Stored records

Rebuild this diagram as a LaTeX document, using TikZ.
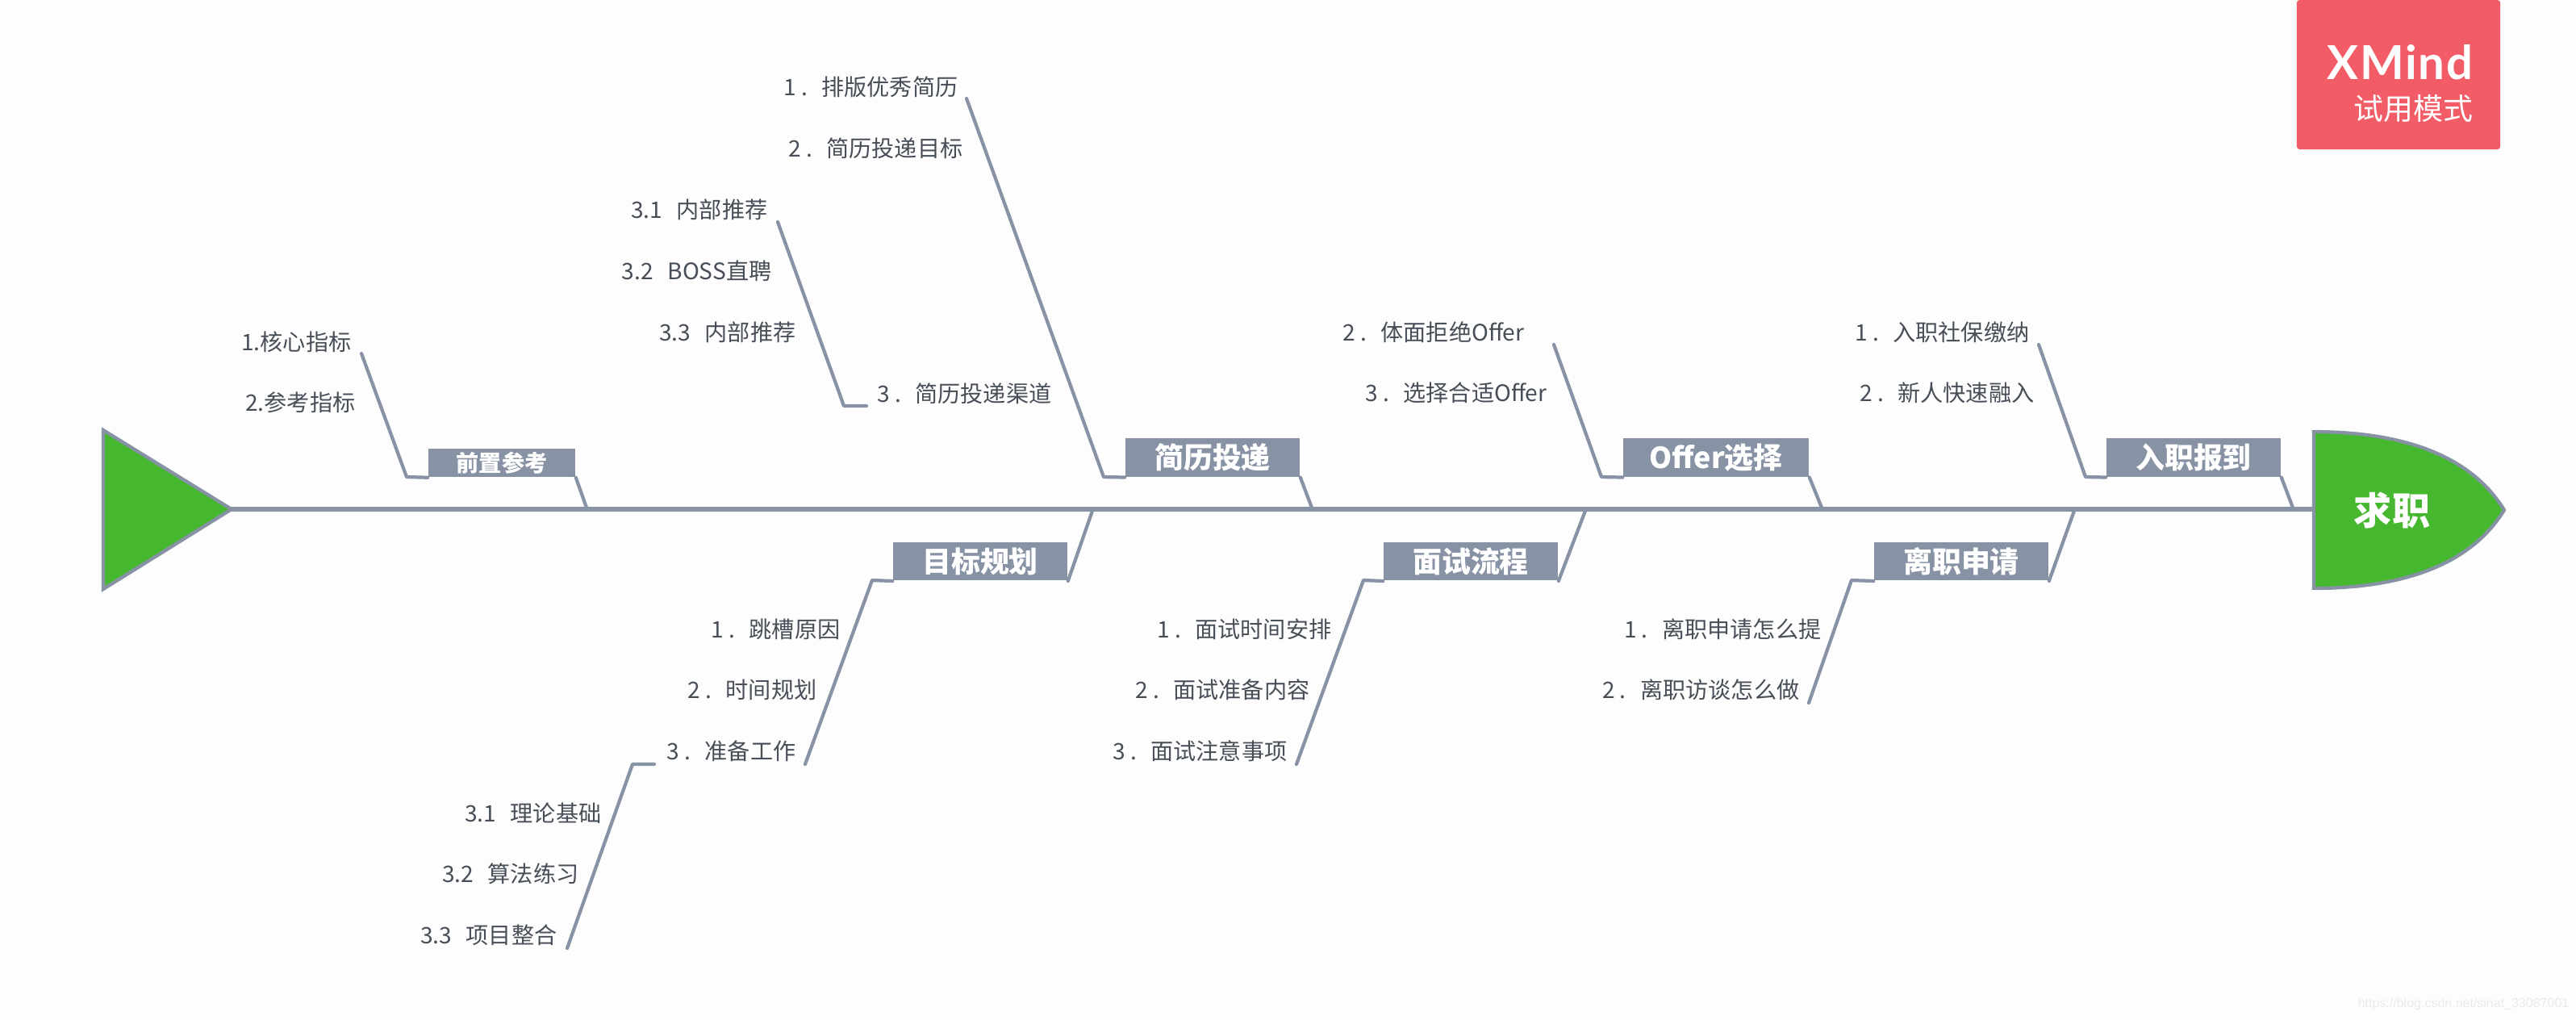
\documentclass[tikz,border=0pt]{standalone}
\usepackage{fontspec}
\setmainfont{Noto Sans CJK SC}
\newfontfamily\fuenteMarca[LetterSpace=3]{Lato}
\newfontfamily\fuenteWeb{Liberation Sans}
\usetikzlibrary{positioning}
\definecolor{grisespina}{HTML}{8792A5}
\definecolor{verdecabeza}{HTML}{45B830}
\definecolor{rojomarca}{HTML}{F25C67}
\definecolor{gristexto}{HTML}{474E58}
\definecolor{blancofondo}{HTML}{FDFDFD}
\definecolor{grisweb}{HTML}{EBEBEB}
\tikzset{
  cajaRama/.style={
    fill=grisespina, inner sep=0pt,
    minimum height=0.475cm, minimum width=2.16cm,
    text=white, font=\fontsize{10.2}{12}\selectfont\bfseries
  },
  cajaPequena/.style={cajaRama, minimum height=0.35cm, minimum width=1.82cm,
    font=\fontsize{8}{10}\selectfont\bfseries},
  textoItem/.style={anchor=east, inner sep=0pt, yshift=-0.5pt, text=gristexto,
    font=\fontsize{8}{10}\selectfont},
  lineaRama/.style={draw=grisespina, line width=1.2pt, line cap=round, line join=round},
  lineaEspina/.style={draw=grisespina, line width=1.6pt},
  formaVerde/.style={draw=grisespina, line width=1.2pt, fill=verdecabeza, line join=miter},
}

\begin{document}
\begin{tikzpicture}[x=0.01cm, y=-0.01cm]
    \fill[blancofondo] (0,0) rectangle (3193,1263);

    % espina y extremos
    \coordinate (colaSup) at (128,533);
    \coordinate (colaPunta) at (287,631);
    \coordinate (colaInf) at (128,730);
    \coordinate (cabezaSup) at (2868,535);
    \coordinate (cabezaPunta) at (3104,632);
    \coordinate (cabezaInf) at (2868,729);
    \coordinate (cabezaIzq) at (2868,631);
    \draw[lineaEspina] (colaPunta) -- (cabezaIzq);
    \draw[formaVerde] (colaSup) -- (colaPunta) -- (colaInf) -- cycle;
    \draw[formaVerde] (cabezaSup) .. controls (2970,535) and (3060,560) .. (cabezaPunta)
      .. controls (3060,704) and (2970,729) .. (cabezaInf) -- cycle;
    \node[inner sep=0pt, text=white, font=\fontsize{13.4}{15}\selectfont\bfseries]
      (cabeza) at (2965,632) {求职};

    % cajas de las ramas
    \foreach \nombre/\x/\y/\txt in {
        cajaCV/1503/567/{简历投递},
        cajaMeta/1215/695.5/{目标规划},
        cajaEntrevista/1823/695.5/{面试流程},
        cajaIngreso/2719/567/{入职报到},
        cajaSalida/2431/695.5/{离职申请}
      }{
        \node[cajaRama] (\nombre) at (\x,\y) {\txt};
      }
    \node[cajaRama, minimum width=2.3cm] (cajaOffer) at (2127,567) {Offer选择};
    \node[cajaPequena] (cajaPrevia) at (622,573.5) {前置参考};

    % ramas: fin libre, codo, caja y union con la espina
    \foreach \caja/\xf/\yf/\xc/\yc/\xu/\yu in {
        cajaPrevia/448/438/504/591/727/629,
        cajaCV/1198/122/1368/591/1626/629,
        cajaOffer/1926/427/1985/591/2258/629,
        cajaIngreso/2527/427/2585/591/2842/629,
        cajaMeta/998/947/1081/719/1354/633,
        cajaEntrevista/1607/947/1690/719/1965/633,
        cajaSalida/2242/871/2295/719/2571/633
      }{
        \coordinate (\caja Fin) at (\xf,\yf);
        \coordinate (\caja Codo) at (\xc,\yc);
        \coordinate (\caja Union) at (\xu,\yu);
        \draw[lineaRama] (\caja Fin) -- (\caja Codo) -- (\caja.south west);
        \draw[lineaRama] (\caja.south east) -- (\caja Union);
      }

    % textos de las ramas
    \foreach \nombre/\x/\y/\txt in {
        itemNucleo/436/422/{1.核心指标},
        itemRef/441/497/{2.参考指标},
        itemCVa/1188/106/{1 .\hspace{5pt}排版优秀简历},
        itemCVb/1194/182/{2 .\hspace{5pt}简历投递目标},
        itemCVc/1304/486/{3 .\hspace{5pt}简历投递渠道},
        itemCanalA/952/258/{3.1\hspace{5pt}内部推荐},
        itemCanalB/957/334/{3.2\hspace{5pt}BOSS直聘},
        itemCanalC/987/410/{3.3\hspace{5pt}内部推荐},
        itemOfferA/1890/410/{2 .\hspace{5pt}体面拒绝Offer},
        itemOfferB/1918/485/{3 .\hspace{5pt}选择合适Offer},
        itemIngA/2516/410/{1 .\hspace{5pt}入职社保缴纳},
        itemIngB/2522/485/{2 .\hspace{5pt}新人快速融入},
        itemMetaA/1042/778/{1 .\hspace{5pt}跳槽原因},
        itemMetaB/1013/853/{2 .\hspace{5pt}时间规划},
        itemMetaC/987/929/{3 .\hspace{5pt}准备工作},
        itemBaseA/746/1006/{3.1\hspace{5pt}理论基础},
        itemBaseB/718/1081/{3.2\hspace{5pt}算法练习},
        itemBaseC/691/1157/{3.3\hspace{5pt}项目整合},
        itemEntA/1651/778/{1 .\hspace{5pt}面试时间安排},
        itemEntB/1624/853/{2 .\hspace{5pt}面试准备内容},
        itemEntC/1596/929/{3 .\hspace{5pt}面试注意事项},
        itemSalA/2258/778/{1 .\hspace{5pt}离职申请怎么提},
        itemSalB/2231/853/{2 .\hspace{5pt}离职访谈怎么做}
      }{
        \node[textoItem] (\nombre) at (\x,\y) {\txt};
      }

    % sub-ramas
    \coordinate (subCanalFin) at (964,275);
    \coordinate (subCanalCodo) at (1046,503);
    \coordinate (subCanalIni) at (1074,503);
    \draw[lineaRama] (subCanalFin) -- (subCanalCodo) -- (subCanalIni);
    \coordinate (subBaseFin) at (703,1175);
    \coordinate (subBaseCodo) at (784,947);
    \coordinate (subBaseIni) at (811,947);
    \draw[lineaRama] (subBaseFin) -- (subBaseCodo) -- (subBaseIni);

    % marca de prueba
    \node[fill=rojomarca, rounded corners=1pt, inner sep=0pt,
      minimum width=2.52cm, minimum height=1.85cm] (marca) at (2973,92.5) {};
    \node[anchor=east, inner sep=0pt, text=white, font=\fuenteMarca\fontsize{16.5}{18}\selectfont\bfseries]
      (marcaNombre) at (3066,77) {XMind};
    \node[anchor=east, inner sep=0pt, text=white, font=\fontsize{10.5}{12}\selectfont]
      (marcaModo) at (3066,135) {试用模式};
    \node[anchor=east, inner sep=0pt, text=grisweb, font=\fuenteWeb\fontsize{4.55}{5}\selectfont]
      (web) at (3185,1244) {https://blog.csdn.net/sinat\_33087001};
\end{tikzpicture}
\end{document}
...
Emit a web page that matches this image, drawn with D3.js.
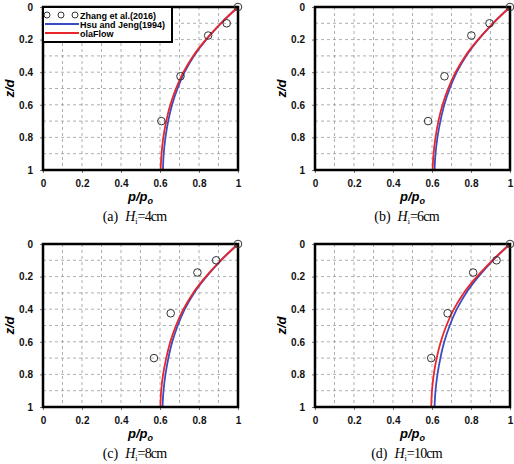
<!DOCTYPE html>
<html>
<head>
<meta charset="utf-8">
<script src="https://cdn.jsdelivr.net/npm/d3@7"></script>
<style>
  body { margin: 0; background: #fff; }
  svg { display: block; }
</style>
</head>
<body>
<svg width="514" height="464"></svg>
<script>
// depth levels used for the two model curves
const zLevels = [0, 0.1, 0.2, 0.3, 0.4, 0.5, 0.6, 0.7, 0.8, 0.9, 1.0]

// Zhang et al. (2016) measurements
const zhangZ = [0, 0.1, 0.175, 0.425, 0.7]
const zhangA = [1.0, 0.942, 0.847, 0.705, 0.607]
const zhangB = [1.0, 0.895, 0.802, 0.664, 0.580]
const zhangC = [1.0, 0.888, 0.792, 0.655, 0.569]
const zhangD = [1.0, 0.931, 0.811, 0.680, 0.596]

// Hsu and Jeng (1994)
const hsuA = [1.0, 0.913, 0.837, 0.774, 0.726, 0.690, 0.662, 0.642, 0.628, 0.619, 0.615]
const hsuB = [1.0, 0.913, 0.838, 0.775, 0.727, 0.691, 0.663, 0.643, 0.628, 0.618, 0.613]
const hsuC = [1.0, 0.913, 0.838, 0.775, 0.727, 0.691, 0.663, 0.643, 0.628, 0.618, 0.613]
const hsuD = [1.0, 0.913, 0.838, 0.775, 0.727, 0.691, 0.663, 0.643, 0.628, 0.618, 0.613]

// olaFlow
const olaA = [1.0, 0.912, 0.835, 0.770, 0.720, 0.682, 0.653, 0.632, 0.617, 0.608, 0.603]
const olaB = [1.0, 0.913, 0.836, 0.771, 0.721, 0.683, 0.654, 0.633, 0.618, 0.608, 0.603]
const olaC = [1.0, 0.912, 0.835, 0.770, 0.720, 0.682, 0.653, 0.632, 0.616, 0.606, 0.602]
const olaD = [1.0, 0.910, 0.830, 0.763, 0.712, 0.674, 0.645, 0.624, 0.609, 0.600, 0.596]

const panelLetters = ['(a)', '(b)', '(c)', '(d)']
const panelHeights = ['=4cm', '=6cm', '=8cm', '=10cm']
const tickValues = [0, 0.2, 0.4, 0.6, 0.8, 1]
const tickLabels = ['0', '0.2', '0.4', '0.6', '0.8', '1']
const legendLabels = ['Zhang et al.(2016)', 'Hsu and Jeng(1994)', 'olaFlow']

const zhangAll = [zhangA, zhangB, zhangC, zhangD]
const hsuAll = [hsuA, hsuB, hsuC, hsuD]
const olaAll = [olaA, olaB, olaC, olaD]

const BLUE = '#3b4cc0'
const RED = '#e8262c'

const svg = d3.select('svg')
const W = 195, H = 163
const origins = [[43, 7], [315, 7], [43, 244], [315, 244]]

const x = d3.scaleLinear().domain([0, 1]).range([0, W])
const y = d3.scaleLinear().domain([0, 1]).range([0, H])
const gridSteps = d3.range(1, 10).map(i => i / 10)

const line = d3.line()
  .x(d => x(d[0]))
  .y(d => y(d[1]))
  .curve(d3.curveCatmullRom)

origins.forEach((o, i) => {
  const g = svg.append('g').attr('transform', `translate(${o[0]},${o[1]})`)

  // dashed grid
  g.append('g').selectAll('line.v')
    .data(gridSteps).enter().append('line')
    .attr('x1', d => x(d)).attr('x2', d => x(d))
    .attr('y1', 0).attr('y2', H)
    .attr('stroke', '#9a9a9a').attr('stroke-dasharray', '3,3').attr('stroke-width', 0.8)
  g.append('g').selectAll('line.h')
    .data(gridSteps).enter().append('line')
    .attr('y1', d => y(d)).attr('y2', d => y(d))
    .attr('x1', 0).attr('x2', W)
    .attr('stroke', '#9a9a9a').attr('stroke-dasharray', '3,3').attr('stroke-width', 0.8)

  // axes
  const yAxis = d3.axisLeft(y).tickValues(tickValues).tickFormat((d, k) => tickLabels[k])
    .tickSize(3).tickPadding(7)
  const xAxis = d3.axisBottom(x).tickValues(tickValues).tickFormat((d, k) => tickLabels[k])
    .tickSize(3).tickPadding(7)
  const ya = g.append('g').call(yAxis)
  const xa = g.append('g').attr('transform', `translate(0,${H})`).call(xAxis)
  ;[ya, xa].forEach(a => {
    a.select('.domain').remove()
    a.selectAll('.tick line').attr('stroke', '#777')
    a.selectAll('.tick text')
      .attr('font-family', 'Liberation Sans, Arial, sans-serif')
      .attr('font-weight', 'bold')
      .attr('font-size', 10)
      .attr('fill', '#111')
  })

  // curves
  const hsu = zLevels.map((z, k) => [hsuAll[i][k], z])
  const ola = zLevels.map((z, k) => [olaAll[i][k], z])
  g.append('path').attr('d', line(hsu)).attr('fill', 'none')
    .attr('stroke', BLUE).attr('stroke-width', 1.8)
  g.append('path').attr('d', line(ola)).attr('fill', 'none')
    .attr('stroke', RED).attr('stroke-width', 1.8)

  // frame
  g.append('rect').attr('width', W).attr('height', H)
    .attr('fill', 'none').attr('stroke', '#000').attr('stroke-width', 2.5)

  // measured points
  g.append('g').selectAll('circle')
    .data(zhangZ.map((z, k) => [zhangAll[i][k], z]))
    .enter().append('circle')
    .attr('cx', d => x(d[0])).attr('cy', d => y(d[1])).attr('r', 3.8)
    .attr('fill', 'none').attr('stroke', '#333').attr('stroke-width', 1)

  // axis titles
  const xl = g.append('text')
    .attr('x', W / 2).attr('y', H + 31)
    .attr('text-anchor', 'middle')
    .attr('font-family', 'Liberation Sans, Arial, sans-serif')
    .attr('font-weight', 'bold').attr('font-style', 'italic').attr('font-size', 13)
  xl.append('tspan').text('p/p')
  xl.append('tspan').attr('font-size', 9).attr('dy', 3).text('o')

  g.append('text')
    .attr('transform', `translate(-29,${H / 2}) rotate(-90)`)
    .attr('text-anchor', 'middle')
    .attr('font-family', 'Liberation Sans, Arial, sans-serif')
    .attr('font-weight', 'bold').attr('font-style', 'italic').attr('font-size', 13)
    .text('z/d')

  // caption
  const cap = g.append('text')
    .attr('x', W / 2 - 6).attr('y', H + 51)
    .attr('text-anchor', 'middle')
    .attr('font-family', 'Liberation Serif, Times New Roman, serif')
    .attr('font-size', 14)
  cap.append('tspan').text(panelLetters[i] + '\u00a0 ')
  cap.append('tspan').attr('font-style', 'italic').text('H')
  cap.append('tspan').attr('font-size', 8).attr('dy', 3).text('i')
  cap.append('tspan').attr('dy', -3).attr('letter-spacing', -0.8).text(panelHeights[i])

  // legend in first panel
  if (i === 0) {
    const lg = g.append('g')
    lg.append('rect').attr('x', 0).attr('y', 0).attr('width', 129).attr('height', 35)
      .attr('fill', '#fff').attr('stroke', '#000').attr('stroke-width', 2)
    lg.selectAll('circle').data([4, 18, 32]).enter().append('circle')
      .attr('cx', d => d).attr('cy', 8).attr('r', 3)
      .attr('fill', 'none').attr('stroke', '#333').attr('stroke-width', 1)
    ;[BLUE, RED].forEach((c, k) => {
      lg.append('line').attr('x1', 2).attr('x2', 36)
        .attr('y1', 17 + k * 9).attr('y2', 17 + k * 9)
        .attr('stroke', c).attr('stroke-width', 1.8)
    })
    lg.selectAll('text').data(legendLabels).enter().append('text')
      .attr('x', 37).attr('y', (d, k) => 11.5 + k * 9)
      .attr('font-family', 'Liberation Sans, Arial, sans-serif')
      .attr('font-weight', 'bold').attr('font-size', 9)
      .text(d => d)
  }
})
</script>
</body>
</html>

*TASK*.
Look through the entries above for the word "this". Copy every line where it shows up.

*TASK OUTPUT*.
Rebuild this diagram as a LaTeX document, using TikZ.
Emit a web page that matches this image, drawn with D3.js.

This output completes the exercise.